[START DATA PROVIDED]
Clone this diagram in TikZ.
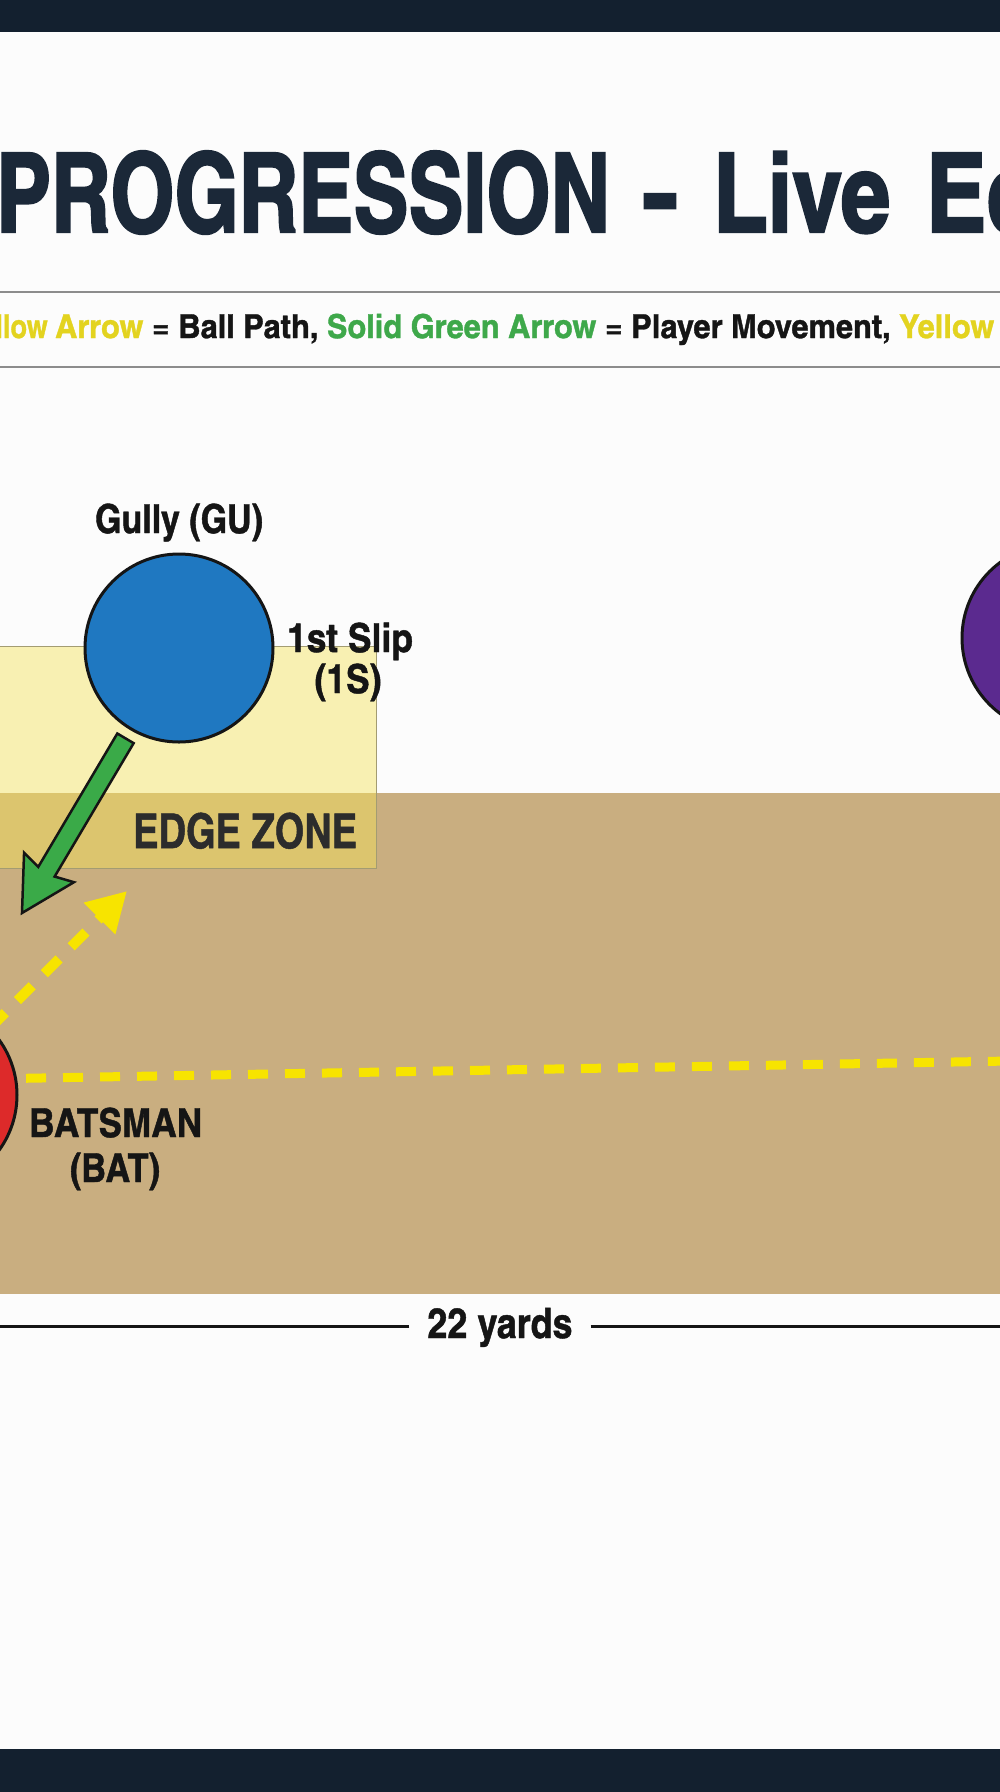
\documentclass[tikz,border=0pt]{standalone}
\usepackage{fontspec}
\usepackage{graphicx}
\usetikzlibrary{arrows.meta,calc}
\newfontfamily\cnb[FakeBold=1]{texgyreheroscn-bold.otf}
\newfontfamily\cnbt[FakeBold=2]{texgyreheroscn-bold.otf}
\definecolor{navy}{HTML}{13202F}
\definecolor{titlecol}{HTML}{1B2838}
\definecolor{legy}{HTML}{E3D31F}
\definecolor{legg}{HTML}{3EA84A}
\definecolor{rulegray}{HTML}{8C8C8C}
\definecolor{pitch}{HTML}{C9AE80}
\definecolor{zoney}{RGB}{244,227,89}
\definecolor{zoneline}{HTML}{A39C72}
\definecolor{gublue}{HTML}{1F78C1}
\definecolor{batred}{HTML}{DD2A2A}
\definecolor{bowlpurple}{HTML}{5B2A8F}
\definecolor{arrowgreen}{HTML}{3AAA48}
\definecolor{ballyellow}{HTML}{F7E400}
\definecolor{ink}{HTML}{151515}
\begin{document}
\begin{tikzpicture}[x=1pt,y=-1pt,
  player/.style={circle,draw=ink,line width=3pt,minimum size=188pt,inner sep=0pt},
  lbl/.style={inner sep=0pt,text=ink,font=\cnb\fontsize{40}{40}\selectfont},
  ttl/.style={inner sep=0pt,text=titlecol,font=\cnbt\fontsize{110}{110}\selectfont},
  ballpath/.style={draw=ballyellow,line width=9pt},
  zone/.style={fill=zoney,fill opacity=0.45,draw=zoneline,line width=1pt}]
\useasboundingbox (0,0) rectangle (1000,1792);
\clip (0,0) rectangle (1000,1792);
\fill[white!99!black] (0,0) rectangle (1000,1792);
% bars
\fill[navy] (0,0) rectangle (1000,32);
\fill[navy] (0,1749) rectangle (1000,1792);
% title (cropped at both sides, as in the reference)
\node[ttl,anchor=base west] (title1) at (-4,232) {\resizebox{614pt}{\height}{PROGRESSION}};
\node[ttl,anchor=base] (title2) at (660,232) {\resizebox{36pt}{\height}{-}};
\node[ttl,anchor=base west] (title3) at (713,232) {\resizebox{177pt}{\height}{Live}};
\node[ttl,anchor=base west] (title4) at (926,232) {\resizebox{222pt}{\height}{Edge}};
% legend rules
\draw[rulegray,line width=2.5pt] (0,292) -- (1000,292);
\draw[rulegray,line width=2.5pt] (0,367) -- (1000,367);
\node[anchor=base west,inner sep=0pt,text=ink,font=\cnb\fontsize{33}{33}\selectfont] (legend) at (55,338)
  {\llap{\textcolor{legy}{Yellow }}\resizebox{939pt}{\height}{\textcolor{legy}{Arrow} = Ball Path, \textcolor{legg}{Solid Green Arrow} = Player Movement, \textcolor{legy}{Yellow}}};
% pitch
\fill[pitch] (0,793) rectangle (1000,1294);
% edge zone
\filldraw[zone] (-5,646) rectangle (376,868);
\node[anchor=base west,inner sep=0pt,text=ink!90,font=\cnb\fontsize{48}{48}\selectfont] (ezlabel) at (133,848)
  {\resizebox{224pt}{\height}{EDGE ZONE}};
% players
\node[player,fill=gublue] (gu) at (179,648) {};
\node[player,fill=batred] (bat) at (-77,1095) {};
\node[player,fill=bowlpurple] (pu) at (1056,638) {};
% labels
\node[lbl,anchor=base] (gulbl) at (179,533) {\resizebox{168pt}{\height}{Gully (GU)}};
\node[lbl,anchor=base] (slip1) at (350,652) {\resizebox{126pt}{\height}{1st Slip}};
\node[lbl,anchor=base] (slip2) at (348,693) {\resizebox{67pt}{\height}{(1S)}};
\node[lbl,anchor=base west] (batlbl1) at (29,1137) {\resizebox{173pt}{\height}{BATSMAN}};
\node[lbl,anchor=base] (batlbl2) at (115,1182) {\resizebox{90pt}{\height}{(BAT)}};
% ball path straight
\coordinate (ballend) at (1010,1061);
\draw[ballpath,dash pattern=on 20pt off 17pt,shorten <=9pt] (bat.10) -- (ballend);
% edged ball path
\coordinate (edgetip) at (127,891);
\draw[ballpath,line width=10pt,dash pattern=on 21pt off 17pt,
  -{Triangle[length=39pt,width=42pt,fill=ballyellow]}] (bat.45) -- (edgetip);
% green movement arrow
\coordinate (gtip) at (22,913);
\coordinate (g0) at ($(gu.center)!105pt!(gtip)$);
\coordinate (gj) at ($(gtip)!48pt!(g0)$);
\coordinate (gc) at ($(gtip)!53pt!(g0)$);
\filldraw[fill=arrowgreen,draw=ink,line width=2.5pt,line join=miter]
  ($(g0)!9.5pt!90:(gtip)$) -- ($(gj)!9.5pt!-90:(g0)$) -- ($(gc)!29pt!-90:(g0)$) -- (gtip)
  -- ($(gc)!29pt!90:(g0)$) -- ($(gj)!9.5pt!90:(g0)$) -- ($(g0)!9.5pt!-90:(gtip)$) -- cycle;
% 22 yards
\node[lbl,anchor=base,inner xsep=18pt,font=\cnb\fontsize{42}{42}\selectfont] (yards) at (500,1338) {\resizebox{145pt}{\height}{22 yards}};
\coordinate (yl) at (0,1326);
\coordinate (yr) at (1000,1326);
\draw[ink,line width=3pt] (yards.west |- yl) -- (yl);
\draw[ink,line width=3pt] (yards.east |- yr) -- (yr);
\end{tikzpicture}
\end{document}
[END DATA PROVIDED]
__TASK__. Make an exact copy of the listing above. Do not include the pictures.

__EXERCISE RESPONSE__.
Clone this diagram in TikZ.
\documentclass[tikz,border=0pt]{standalone}
\usepackage{fontspec}
\usepackage{graphicx}
\usetikzlibrary{arrows.meta,calc}
\newfontfamily\cnb[FakeBold=1]{texgyreheroscn-bold.otf}
\newfontfamily\cnbt[FakeBold=2]{texgyreheroscn-bold.otf}
\definecolor{navy}{HTML}{13202F}
\definecolor{titlecol}{HTML}{1B2838}
\definecolor{legy}{HTML}{E3D31F}
\definecolor{legg}{HTML}{3EA84A}
\definecolor{rulegray}{HTML}{8C8C8C}
\definecolor{pitch}{HTML}{C9AE80}
\definecolor{zoney}{RGB}{244,227,89}
\definecolor{zoneline}{HTML}{A39C72}
\definecolor{gublue}{HTML}{1F78C1}
\definecolor{batred}{HTML}{DD2A2A}
\definecolor{bowlpurple}{HTML}{5B2A8F}
\definecolor{arrowgreen}{HTML}{3AAA48}
\definecolor{ballyellow}{HTML}{F7E400}
\definecolor{ink}{HTML}{151515}
\begin{document}
\begin{tikzpicture}[x=1pt,y=-1pt,
  player/.style={circle,draw=ink,line width=3pt,minimum size=188pt,inner sep=0pt},
  lbl/.style={inner sep=0pt,text=ink,font=\cnb\fontsize{40}{40}\selectfont},
  ttl/.style={inner sep=0pt,text=titlecol,font=\cnbt\fontsize{110}{110}\selectfont},
  ballpath/.style={draw=ballyellow,line width=9pt},
  zone/.style={fill=zoney,fill opacity=0.45,draw=zoneline,line width=1pt}]
\useasboundingbox (0,0) rectangle (1000,1792);
\clip (0,0) rectangle (1000,1792);
\fill[white!99!black] (0,0) rectangle (1000,1792);
% bars
\fill[navy] (0,0) rectangle (1000,32);
\fill[navy] (0,1749) rectangle (1000,1792);
% title (cropped at both sides, as in the reference)
\node[ttl,anchor=base west] (title1) at (-4,232) {\resizebox{614pt}{\height}{PROGRESSION}};
\node[ttl,anchor=base] (title2) at (660,232) {\resizebox{36pt}{\height}{-}};
\node[ttl,anchor=base west] (title3) at (713,232) {\resizebox{177pt}{\height}{Live}};
\node[ttl,anchor=base west] (title4) at (926,232) {\resizebox{222pt}{\height}{Edge}};
% legend rules
\draw[rulegray,line width=2.5pt] (0,292) -- (1000,292);
\draw[rulegray,line width=2.5pt] (0,367) -- (1000,367);
\node[anchor=base west,inner sep=0pt,text=ink,font=\cnb\fontsize{33}{33}\selectfont] (legend) at (55,338)
  {\llap{\textcolor{legy}{Yellow }}\resizebox{939pt}{\height}{\textcolor{legy}{Arrow} = Ball Path, \textcolor{legg}{Solid Green Arrow} = Player Movement, \textcolor{legy}{Yellow}}};
% pitch
\fill[pitch] (0,793) rectangle (1000,1294);
% edge zone
\filldraw[zone] (-5,646) rectangle (376,868);
\node[anchor=base west,inner sep=0pt,text=ink!90,font=\cnb\fontsize{48}{48}\selectfont] (ezlabel) at (133,848)
  {\resizebox{224pt}{\height}{EDGE ZONE}};
% players
\node[player,fill=gublue] (gu) at (179,648) {};
\node[player,fill=batred] (bat) at (-77,1095) {};
\node[player,fill=bowlpurple] (pu) at (1056,638) {};
% labels
\node[lbl,anchor=base] (gulbl) at (179,533) {\resizebox{168pt}{\height}{Gully (GU)}};
\node[lbl,anchor=base] (slip1) at (350,652) {\resizebox{126pt}{\height}{1st Slip}};
\node[lbl,anchor=base] (slip2) at (348,693) {\resizebox{67pt}{\height}{(1S)}};
\node[lbl,anchor=base west] (batlbl1) at (29,1137) {\resizebox{173pt}{\height}{BATSMAN}};
\node[lbl,anchor=base] (batlbl2) at (115,1182) {\resizebox{90pt}{\height}{(BAT)}};
% ball path straight
\coordinate (ballend) at (1010,1061);
\draw[ballpath,dash pattern=on 20pt off 17pt,shorten <=9pt] (bat.10) -- (ballend);
% edged ball path
\coordinate (edgetip) at (127,891);
\draw[ballpath,line width=10pt,dash pattern=on 21pt off 17pt,
  -{Triangle[length=39pt,width=42pt,fill=ballyellow]}] (bat.45) -- (edgetip);
% green movement arrow
\coordinate (gtip) at (22,913);
\coordinate (g0) at ($(gu.center)!105pt!(gtip)$);
\coordinate (gj) at ($(gtip)!48pt!(g0)$);
\coordinate (gc) at ($(gtip)!53pt!(g0)$);
\filldraw[fill=arrowgreen,draw=ink,line width=2.5pt,line join=miter]
  ($(g0)!9.5pt!90:(gtip)$) -- ($(gj)!9.5pt!-90:(g0)$) -- ($(gc)!29pt!-90:(g0)$) -- (gtip)
  -- ($(gc)!29pt!90:(g0)$) -- ($(gj)!9.5pt!90:(g0)$) -- ($(g0)!9.5pt!-90:(gtip)$) -- cycle;
% 22 yards
\node[lbl,anchor=base,inner xsep=18pt,font=\cnb\fontsize{42}{42}\selectfont] (yards) at (500,1338) {\resizebox{145pt}{\height}{22 yards}};
\coordinate (yl) at (0,1326);
\coordinate (yr) at (1000,1326);
\draw[ink,line width=3pt] (yards.west |- yl) -- (yl);
\draw[ink,line width=3pt] (yards.east |- yr) -- (yr);
\end{tikzpicture}
\end{document}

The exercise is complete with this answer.